The “new” piece of the puzzle I’m working to incorporate revolves around how our body uses protein and what the means for the amount I should be eating. (This info isn’t actually entirely new to me, but I’m just now processing the importance and trying to apply it). It is true that our brain needs a small amount of glucose, no matter what. Low carbers generally supply that by the small amount of carbs we DO eat (mostly veggies) and from a process called gluconeogenesis – after using the protein we eat for our body’s infrastructure, any excess can be converted into glucose, which is preferentially shuttled to the brain since it’s of vital importance and needs it the most. This is an amazing fail-safe we have to keep us going through periods of starvation (it will do this with our own muscle tissue, if necessary, to keep us a live) or simple carb scarcity. Many cultures (think Inuit) have survived thanks to this mechanism when little plant matter has been available. For my purposes, the problem crops up when we eat more protein than we need to build and repair our tissues or produce the pretty small amount of glucose needed for the brain. What happens to the rest? Our body burns it just like the sugar we purposely are NOT eating. This produces the same insulin response and cascading effects we are trying to avoid by eating low carb. Doh! And we thought we were doing sooooo good.

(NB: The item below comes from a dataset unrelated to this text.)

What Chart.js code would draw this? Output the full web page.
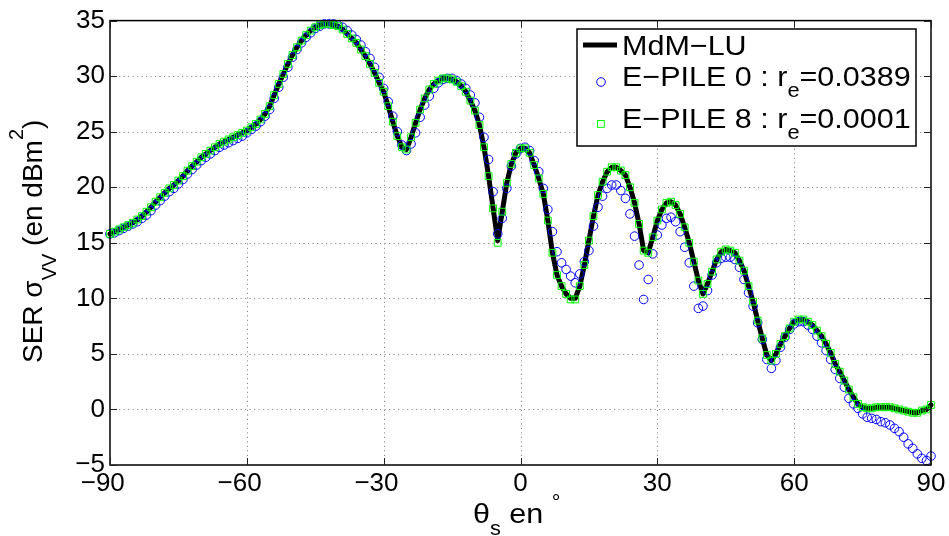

For this experiment, I’m going to cut out the fruit, chocolate, and most of the nuts that are adding more carbs than I want to be eating as well as slightly decrease the amount of protein I eat. But much more interesting and exciting than what I’m cutting down on, is what I plan to add. More fat! Yummy, yummy fat. It adds satiety and makes keeping protein moderate a lot easier. To make this easier (and more fun), I’m going to lift my moratorium on (high fat) dairy. We’ll see if I have any adverse effects but I’m going to try incorporating heavy cream, regular cheese, and butter again. A girl’s got to live a little and letting these back in makes me feel like I’m getting something in this deal. If I start to feel crappy, out it will go. Again. I’m also going to give Stevia a pass on this one so I can do these fat bombs as a treat. I also am doing the Bulletproof coffee again, which tastes WAY better with a little Stevia. This also opens up the option for an evening hot cocoa, one of my faves from a past life. Another treat I’m going to try is this crust-less key lime pie recipe, in which I’ll use Stevia and a bit more coconut milk or heavy cream instead of the honey. Cross your fingers on that one.
This is a bit of change for me, so I’m going to gear up to start on Monday, that old cliché. But in this case, Monday will be my 35th birthday, so it adds something of significance to the whole thing. Is it weird that I’m super excited for this change?